Exercise requirements: Skip the images and return the records below exactly.

Dataset excerpt
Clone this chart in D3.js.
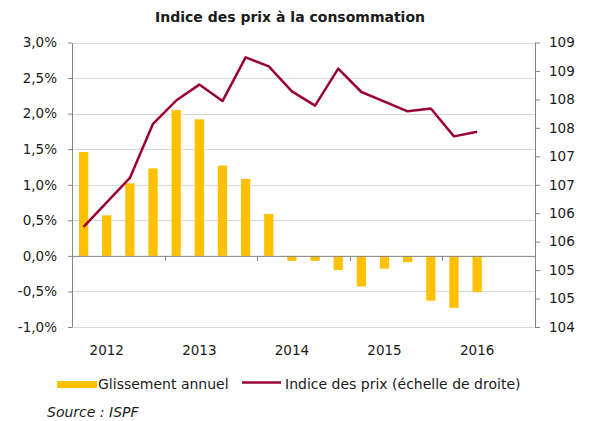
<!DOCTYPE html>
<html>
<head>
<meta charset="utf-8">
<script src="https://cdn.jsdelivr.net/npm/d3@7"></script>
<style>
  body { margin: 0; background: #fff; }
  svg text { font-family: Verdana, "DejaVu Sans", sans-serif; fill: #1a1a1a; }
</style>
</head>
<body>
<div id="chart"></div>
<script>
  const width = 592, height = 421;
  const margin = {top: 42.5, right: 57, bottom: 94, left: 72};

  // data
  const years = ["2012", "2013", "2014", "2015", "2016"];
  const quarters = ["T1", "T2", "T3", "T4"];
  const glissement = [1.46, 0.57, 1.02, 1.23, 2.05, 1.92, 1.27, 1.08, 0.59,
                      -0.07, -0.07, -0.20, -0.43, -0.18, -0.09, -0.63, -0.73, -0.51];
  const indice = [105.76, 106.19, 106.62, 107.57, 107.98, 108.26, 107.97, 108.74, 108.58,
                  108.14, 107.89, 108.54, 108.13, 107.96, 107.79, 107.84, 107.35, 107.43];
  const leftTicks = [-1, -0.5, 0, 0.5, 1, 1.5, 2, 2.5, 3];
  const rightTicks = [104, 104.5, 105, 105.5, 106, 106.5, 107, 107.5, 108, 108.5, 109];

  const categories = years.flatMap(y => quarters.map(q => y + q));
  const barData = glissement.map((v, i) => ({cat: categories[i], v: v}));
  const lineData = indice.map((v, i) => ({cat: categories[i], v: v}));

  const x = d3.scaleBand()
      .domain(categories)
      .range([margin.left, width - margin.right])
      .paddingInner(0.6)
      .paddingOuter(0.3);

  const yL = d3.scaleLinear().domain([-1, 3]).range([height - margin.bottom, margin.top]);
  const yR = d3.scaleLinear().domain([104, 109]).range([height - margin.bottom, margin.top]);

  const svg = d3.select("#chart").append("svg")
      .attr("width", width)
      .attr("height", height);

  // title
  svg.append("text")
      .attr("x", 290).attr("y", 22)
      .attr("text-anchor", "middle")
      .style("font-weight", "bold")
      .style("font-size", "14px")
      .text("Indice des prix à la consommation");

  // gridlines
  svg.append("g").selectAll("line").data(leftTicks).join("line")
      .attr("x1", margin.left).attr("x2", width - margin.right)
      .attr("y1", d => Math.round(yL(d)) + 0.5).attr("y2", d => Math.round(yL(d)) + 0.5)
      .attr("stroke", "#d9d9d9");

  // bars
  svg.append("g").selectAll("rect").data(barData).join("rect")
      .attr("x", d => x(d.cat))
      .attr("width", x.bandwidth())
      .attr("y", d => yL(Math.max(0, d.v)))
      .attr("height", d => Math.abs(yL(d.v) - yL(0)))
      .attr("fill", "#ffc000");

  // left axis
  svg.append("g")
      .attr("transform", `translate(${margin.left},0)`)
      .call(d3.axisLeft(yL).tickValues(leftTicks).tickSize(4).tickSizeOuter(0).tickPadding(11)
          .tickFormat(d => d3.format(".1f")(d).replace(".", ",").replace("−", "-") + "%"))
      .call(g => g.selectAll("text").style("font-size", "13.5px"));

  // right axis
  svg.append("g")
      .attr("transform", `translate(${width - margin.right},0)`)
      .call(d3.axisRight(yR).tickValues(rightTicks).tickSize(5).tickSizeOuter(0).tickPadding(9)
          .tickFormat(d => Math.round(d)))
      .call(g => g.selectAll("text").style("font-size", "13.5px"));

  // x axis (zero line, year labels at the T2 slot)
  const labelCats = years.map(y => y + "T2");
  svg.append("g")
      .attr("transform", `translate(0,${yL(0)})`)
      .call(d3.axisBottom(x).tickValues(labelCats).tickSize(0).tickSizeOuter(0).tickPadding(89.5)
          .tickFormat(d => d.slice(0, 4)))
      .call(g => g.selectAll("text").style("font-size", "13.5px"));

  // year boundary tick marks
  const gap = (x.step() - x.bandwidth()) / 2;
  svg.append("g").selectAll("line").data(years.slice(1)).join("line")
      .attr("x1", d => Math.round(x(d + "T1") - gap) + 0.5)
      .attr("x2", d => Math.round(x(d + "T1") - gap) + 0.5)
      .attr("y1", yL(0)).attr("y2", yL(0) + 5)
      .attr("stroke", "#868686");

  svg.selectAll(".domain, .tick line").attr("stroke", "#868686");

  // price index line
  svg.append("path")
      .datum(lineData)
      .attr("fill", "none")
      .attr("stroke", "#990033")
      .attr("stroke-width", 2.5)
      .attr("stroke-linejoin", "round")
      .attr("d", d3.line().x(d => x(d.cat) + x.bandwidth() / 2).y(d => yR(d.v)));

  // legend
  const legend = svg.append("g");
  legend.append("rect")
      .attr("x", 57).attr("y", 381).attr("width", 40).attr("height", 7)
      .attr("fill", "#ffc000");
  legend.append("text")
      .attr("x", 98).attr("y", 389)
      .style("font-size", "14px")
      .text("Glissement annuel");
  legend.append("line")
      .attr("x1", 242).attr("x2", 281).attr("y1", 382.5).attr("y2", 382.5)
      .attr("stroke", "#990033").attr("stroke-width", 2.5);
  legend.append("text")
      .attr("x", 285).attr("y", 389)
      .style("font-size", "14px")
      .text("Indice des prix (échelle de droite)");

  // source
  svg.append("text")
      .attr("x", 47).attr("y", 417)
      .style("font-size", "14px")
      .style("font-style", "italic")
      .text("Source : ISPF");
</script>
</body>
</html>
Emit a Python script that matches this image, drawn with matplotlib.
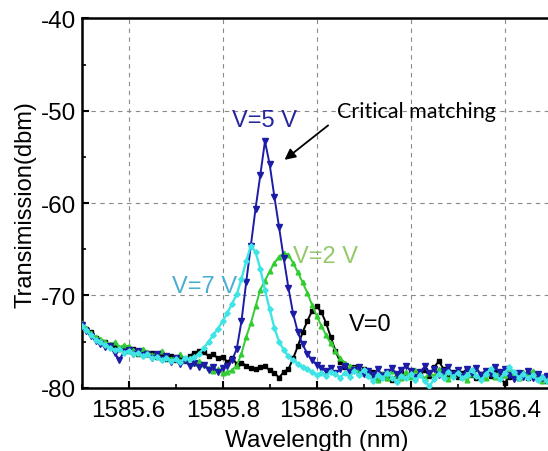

Answer to this exercise:
Clone this chart in D3.js.
<!DOCTYPE html>
<html>
<head>
<meta charset="utf-8">
<script src="https://cdn.jsdelivr.net/npm/d3@7"></script>
<style>
  body { margin: 0; background: #fff; }
  svg text { font-family: Verdana, "DejaVu Sans", sans-serif; fill: #1a1a1a; }
</style>
</head>
<body>
<div id="chart"></div>
<script>
  const width = 592, height = 421;
  const margin = {top: 42.5, right: 57, bottom: 94, left: 72};

  // data
  const years = ["2012", "2013", "2014", "2015", "2016"];
  const quarters = ["T1", "T2", "T3", "T4"];
  const glissement = [1.46, 0.57, 1.02, 1.23, 2.05, 1.92, 1.27, 1.08, 0.59,
                      -0.07, -0.07, -0.20, -0.43, -0.18, -0.09, -0.63, -0.73, -0.51];
  const indice = [105.76, 106.19, 106.62, 107.57, 107.98, 108.26, 107.97, 108.74, 108.58,
                  108.14, 107.89, 108.54, 108.13, 107.96, 107.79, 107.84, 107.35, 107.43];
  const leftTicks = [-1, -0.5, 0, 0.5, 1, 1.5, 2, 2.5, 3];
  const rightTicks = [104, 104.5, 105, 105.5, 106, 106.5, 107, 107.5, 108, 108.5, 109];

  const categories = years.flatMap(y => quarters.map(q => y + q));
  const barData = glissement.map((v, i) => ({cat: categories[i], v: v}));
  const lineData = indice.map((v, i) => ({cat: categories[i], v: v}));

  const x = d3.scaleBand()
      .domain(categories)
      .range([margin.left, width - margin.right])
      .paddingInner(0.6)
      .paddingOuter(0.3);

  const yL = d3.scaleLinear().domain([-1, 3]).range([height - margin.bottom, margin.top]);
  const yR = d3.scaleLinear().domain([104, 109]).range([height - margin.bottom, margin.top]);

  const svg = d3.select("#chart").append("svg")
      .attr("width", width)
      .attr("height", height);

  // title
  svg.append("text")
      .attr("x", 290).attr("y", 22)
      .attr("text-anchor", "middle")
      .style("font-weight", "bold")
      .style("font-size", "14px")
      .text("Indice des prix à la consommation");

  // gridlines
  svg.append("g").selectAll("line").data(leftTicks).join("line")
      .attr("x1", margin.left).attr("x2", width - margin.right)
      .attr("y1", d => Math.round(yL(d)) + 0.5).attr("y2", d => Math.round(yL(d)) + 0.5)
      .attr("stroke", "#d9d9d9");

  // bars
  svg.append("g").selectAll("rect").data(barData).join("rect")
      .attr("x", d => x(d.cat))
      .attr("width", x.bandwidth())
      .attr("y", d => yL(Math.max(0, d.v)))
      .attr("height", d => Math.abs(yL(d.v) - yL(0)))
      .attr("fill", "#ffc000");

  // left axis
  svg.append("g")
      .attr("transform", `translate(${margin.left},0)`)
      .call(d3.axisLeft(yL).tickValues(leftTicks).tickSize(4).tickSizeOuter(0).tickPadding(11)
          .tickFormat(d => d3.format(".1f")(d).replace(".", ",").replace("−", "-") + "%"))
      .call(g => g.selectAll("text").style("font-size", "13.5px"));

  // right axis
  svg.append("g")
      .attr("transform", `translate(${width - margin.right},0)`)
      .call(d3.axisRight(yR).tickValues(rightTicks).tickSize(5).tickSizeOuter(0).tickPadding(9)
          .tickFormat(d => Math.round(d)))
      .call(g => g.selectAll("text").style("font-size", "13.5px"));

  // x axis (zero line, year labels at the T2 slot)
  const labelCats = years.map(y => y + "T2");
  svg.append("g")
      .attr("transform", `translate(0,${yL(0)})`)
      .call(d3.axisBottom(x).tickValues(labelCats).tickSize(0).tickSizeOuter(0).tickPadding(89.5)
          .tickFormat(d => d.slice(0, 4)))
      .call(g => g.selectAll("text").style("font-size", "13.5px"));

  // year boundary tick marks
  const gap = (x.step() - x.bandwidth()) / 2;
  svg.append("g").selectAll("line").data(years.slice(1)).join("line")
      .attr("x1", d => Math.round(x(d + "T1") - gap) + 0.5)
      .attr("x2", d => Math.round(x(d + "T1") - gap) + 0.5)
      .attr("y1", yL(0)).attr("y2", yL(0) + 5)
      .attr("stroke", "#868686");

  svg.selectAll(".domain, .tick line").attr("stroke", "#868686");

  // price index line
  svg.append("path")
      .datum(lineData)
      .attr("fill", "none")
      .attr("stroke", "#990033")
      .attr("stroke-width", 2.5)
      .attr("stroke-linejoin", "round")
      .attr("d", d3.line().x(d => x(d.cat) + x.bandwidth() / 2).y(d => yR(d.v)));

  // legend
  const legend = svg.append("g");
  legend.append("rect")
      .attr("x", 57).attr("y", 381).attr("width", 40).attr("height", 7)
      .attr("fill", "#ffc000");
  legend.append("text")
      .attr("x", 98).attr("y", 389)
      .style("font-size", "14px")
      .text("Glissement annuel");
  legend.append("line")
      .attr("x1", 242).attr("x2", 281).attr("y1", 382.5).attr("y2", 382.5)
      .attr("stroke", "#990033").attr("stroke-width", 2.5);
  legend.append("text")
      .attr("x", 285).attr("y", 389)
      .style("font-size", "14px")
      .text("Indice des prix (échelle de droite)");

  // source
  svg.append("text")
      .attr("x", 47).attr("y", 417)
      .style("font-size", "14px")
      .style("font-style", "italic")
      .text("Source : ISPF");
</script>
</body>
</html>
Emit a Python script that matches this image, drawn with matplotlib.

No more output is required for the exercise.